Confirmado: Hay lobos a menos de 100 kilómetros de la madrileña Puerta del Sol y a escasamente 40 kilómetros de Las Ramblas de Barcelona.
Los primeros han reconquistado Madrid avanzando con cautela desde la vecina Segovia, ocupando unos montes de los que fueron extinguidos a golpe de veneno y perdigones. Los catalanes son más viajeros. Exterminados hace un siglo, proceden de poblaciones italianas que en apenas dos décadas han logrado cruzar Francia hasta asentarse finalmente en Cataluña.

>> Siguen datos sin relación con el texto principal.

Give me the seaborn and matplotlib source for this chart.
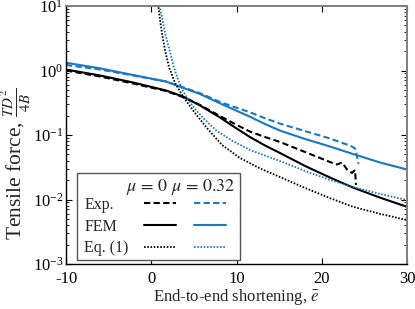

Ambas noticias deberían ser recibidas con alegría, por cuanto suponen la recuperación de una especie emblemática en peligro de extinción, pero están provocando el efecto contrario, preocupación e incluso rechazo. Todos apuestan por proteger al oso panda en China, pero muy pocos por hacerlo con el lobo en España. Hay demasiados, dicen algunos políticos en estas fechas donde el discurso fácil garantiza un buen puñado de votos. Ocultan la opinión de los expertos, las pruebas que demuestran la ampliación de las distribuciones pero no el aumento de su número, estancado en no más de 2.000 ejemplares.
De hecho, se ha constatado una ralentización en la expansión de la especie que se estaba produciendo en los últimos años. Paralelamente existe una creciente preocupación por los daños causados a la ganadería extensiva (insignificantes frente a verdaderos problemas como la subida disparatada de los piensos, la caída de los precios o los intermediarios) y muy poca información respecto a su interés económico más allá de la caza.
Los lobos vienen para quedarse. Pero deben encontrarnos preparados. Mejorando las medidas de indemnización compensatoria a los ganaderos y los seguros, además de fomentando el desarrollo de métodos sostenibles de prevención de ataques. Y promoviendo el ecoturismo lobero, capaz de dar la vuelta a la tortilla del miedo al lobo hasta verlo como un aliado de las maltrechas economías rurales.